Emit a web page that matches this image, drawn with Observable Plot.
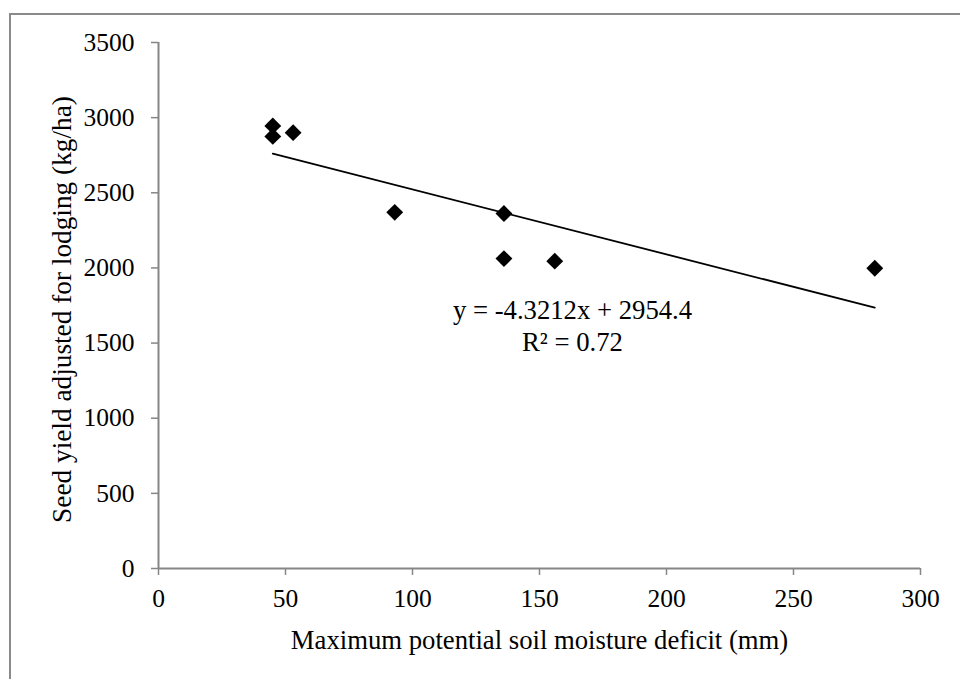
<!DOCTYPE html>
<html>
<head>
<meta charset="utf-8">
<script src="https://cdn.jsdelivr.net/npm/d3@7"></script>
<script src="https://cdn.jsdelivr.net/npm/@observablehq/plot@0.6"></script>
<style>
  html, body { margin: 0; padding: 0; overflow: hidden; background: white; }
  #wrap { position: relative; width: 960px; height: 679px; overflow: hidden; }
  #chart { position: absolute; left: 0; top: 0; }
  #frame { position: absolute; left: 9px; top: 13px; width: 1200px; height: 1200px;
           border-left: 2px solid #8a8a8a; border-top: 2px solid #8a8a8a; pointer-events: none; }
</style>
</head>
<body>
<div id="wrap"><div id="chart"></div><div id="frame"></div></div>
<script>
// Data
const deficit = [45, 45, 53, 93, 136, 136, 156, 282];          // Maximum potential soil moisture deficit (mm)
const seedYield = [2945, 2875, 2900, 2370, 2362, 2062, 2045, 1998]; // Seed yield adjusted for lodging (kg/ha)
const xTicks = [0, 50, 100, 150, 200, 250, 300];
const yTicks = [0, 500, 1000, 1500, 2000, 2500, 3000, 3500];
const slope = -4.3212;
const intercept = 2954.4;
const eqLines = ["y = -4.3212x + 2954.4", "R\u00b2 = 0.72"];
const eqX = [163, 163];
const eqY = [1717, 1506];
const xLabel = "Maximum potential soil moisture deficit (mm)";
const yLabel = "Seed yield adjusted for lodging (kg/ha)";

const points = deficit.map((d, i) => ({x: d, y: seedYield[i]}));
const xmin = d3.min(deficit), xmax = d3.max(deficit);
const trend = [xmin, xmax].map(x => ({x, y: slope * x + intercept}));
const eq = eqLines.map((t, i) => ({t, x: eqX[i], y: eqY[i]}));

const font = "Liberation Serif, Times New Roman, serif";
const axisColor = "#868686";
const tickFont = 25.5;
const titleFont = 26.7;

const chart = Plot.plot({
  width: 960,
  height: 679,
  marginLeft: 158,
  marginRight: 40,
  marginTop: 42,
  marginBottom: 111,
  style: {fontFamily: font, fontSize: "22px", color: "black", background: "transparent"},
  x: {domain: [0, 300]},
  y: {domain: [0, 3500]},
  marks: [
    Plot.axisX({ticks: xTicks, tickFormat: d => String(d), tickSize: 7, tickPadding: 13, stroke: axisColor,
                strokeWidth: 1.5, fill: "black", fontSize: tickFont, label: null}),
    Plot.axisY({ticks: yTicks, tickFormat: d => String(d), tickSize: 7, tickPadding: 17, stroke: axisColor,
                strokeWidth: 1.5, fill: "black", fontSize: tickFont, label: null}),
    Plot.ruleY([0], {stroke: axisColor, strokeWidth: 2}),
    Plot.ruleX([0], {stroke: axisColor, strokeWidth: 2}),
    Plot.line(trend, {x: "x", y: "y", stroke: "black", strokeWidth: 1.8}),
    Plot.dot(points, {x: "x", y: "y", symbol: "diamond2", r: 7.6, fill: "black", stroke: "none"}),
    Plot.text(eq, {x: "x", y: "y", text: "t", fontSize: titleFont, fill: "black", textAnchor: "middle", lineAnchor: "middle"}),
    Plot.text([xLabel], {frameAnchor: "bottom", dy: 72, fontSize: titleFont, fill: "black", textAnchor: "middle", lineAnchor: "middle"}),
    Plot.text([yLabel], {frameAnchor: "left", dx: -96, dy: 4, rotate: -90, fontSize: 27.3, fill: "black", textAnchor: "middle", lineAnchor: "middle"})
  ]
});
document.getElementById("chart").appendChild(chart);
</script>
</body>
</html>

· · ·

Goal:
Without including any picture, repeat the data exactly.

Answer:
Emit a web page that matches this image, drawn with Observable Plot.
<!DOCTYPE html>
<html>
<head>
<meta charset="utf-8">
<script src="https://cdn.jsdelivr.net/npm/d3@7"></script>
<script src="https://cdn.jsdelivr.net/npm/@observablehq/plot@0.6"></script>
<style>
  html, body { margin: 0; padding: 0; overflow: hidden; background: white; }
  #wrap { position: relative; width: 960px; height: 679px; overflow: hidden; }
  #chart { position: absolute; left: 0; top: 0; }
  #frame { position: absolute; left: 9px; top: 13px; width: 1200px; height: 1200px;
           border-left: 2px solid #8a8a8a; border-top: 2px solid #8a8a8a; pointer-events: none; }
</style>
</head>
<body>
<div id="wrap"><div id="chart"></div><div id="frame"></div></div>
<script>
// Data
const deficit = [45, 45, 53, 93, 136, 136, 156, 282];          // Maximum potential soil moisture deficit (mm)
const seedYield = [2945, 2875, 2900, 2370, 2362, 2062, 2045, 1998]; // Seed yield adjusted for lodging (kg/ha)
const xTicks = [0, 50, 100, 150, 200, 250, 300];
const yTicks = [0, 500, 1000, 1500, 2000, 2500, 3000, 3500];
const slope = -4.3212;
const intercept = 2954.4;
const eqLines = ["y = -4.3212x + 2954.4", "R\u00b2 = 0.72"];
const eqX = [163, 163];
const eqY = [1717, 1506];
const xLabel = "Maximum potential soil moisture deficit (mm)";
const yLabel = "Seed yield adjusted for lodging (kg/ha)";

const points = deficit.map((d, i) => ({x: d, y: seedYield[i]}));
const xmin = d3.min(deficit), xmax = d3.max(deficit);
const trend = [xmin, xmax].map(x => ({x, y: slope * x + intercept}));
const eq = eqLines.map((t, i) => ({t, x: eqX[i], y: eqY[i]}));

const font = "Liberation Serif, Times New Roman, serif";
const axisColor = "#868686";
const tickFont = 25.5;
const titleFont = 26.7;

const chart = Plot.plot({
  width: 960,
  height: 679,
  marginLeft: 158,
  marginRight: 40,
  marginTop: 42,
  marginBottom: 111,
  style: {fontFamily: font, fontSize: "22px", color: "black", background: "transparent"},
  x: {domain: [0, 300]},
  y: {domain: [0, 3500]},
  marks: [
    Plot.axisX({ticks: xTicks, tickFormat: d => String(d), tickSize: 7, tickPadding: 13, stroke: axisColor,
                strokeWidth: 1.5, fill: "black", fontSize: tickFont, label: null}),
    Plot.axisY({ticks: yTicks, tickFormat: d => String(d), tickSize: 7, tickPadding: 17, stroke: axisColor,
                strokeWidth: 1.5, fill: "black", fontSize: tickFont, label: null}),
    Plot.ruleY([0], {stroke: axisColor, strokeWidth: 2}),
    Plot.ruleX([0], {stroke: axisColor, strokeWidth: 2}),
    Plot.line(trend, {x: "x", y: "y", stroke: "black", strokeWidth: 1.8}),
    Plot.dot(points, {x: "x", y: "y", symbol: "diamond2", r: 7.6, fill: "black", stroke: "none"}),
    Plot.text(eq, {x: "x", y: "y", text: "t", fontSize: titleFont, fill: "black", textAnchor: "middle", lineAnchor: "middle"}),
    Plot.text([xLabel], {frameAnchor: "bottom", dy: 72, fontSize: titleFont, fill: "black", textAnchor: "middle", lineAnchor: "middle"}),
    Plot.text([yLabel], {frameAnchor: "left", dx: -96, dy: 4, rotate: -90, fontSize: 27.3, fill: "black", textAnchor: "middle", lineAnchor: "middle"})
  ]
});
document.getElementById("chart").appendChild(chart);
</script>
</body>
</html>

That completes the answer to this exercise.